続く第三フォーラムは「太虚大師思想の再検討」をテーマに、黄運喜(こう・うんき)教授が司会を務めました。
明毓(みょういく)法師は「太虚大師と人間仏教の実践者たち」を、
林建德(りん・けんとく)教授は「太虚大師思想が台湾仏教に与えた影響──印順導師と証厳上人を中心に」を、
妙熙(みょうき)法師は「人間仏教のメディア伝播──『海潮音』から『人間福報』まで」を発表しました。
このように、幅広いテーマと緻密な内容、そして情熱的な発表の数々により、参加者全員が深い学びと法悦に満たされました。
また、知的な交流だけでなく、随所に音楽と舞踊の演出が織り込まれ、
芸術の感性と仏教の理性が美しく融合した一日となりました。
そして何より、太虚大師の偉大なる精神が、まるで時空を超えて会場全体を包み込むかのように感じられ、
参加者の心に深い感動と感謝、そして思索を呼び起こしました。
まさに──百年に一度の、かけがえのない法縁でした。
閉幕スピーチ
結び
大会が幕を閉じようとするその時、「世界仏教徒連盟」総会の召集人である周法護(しゅう・ほうご)居士より、いくつかの重要な発表が行われました。まず、陳樹(ちん・じゅ)居士が「台湾仏教徒連盟」の初代理事長として推挙されたことが報告され、新たな仏教協力の時代の幕開けが告げられました。
また、来年12月には台北にて彌勒文化節および彌勒大会が開催予定であり、さらに次回の「世界仏教徒連盟大会」は2026年2月27日から3月3日まで、タイ国の法身寺にて開催される予定であることが公表されました。「皆さまのご参加を心よりお待ちしております」との温かい呼びかけが添えられました。
さらに、周居士は今後の構想として、太虚大師の思想と人間仏教の実践をより体系的に探究するための「太虚研究院」を設立する計画も明かしました。
「人生仏教、人間仏教の理念を共に推進しよう」と彼は語りかけます。
「物質的にも精神的にも幸福を追い求めると同時に、人類全体の進歩と福祉のためにも貢献できる仏教を目指しましょう。」
この記念すべき大会は、ただ百年ぶりの復会ではなく、
理想と理想が交わる場であり、願いと願いが響き合う、かけがえのない時空となりました。
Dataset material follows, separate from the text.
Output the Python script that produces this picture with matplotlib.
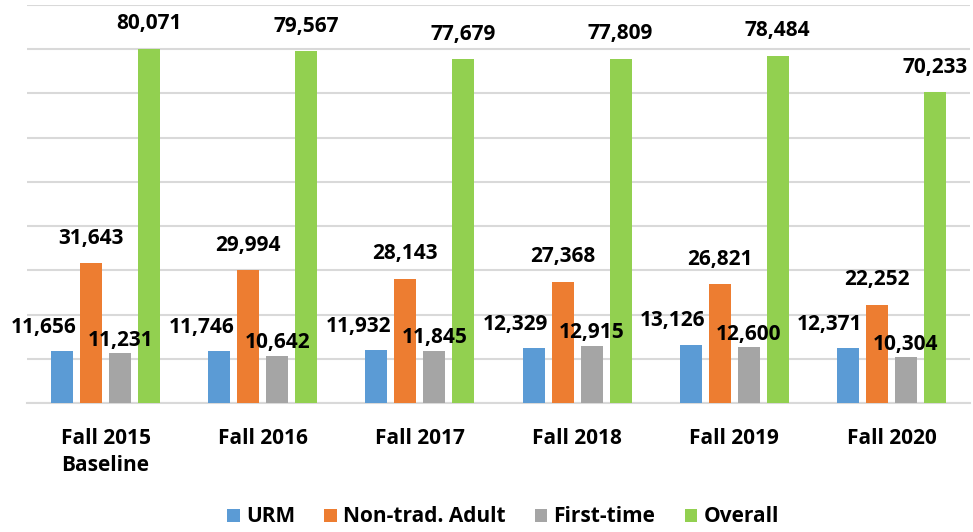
import matplotlib
matplotlib.use("Agg")
import matplotlib.pyplot as plt
import numpy as np

categories = ["Fall 2015\nBaseline", "Fall 2016", "Fall 2017", "Fall 2018", "Fall 2019", "Fall 2020"]
series_names = ["URM", "Non-trad. Adult", "First-time", "Overall"]
urm = [11656, 11746, 11932, 12329, 13126, 12371]
non_trad = [31643, 29994, 28143, 27368, 26821, 22252]
first_time = [11231, 10642, 11845, 12915, 12600, 10304]
overall = [80071, 79567, 77679, 77809, 78484, 70233]
colors = ["#5B9BD5", "#ED7D31", "#A5A5A5", "#92D050"]

plt.rcParams['font.family'] = ['Open Sans', 'DejaVu Sans']

fig = plt.figure(figsize=(9.73, 5.32), dpi=100)
ax = fig.add_axes([27/973, (532-403)/532, (970-27)/973, (403-5)/532])

x = np.arange(len(categories))
step = 29/157
width = 22/157
data = [urm, non_trad, first_time, overall]
# label offsets in pixels (dx, dy of label center above bar top)
offsets = [(-18, 24), (0, 25), (0, 13), (0, 25)]
for i, (vals, c, name) in enumerate(zip(data, colors, series_names)):
    xs = x + (i - 1.5) * step
    ax.bar(xs, vals, width, color=c, label=name, zorder=3)
    dx, dy = offsets[i]
    for xi, v in zip(xs, vals):
        ax.annotate(f"{v:,}", (xi, v), xytext=(dx*0.72, dy*0.72), textcoords="offset points",
                    ha="center", va="center", fontsize=15, fontweight="bold", color="black", zorder=5)

ax.set_xlim(-0.5, len(categories) - 0.5)
ax.set_ylim(0, 90000)
ax.set_yticks(np.arange(0, 90001, 10000))
ax.yaxis.grid(True, color="#D9D9D9", linewidth=1.5, zorder=0)
ax.tick_params(axis="y", length=0, labelleft=False)
ax.tick_params(axis="x", length=0, pad=18)
ax.set_xticks(x)
ax.set_xticklabels(categories, fontsize=15, fontweight="bold", linespacing=1.35)
for s in ["top", "right", "left"]:
    ax.spines[s].set_visible(False)
ax.spines["bottom"].set_color("#D9D9D9")
ax.spines["bottom"].set_linewidth(1.5)

leg = fig.legend(loc="center", bbox_to_anchor=(503/973, 1 - 517/532), ncol=4, frameon=False,
                 prop={"size": 15, "weight": "bold"}, handlelength=0.6, handleheight=0.6,
                 columnspacing=1.4, handletextpad=0.3)

fig.savefig("out.png", dpi=100)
願わくは、新しい時代の中で、仏教が新たな生命を得て、他の宗教と手を携えながら、地球環境の危機に向き合い、未来を守る智慧となりますように。
願わくは、仏法が永くこの世にとどまり、慈悲と智慧により、より多くの衆生が安らぎと解脱を得て、光と善意と真理の循環が、世の中に絶えず広がっていきますように。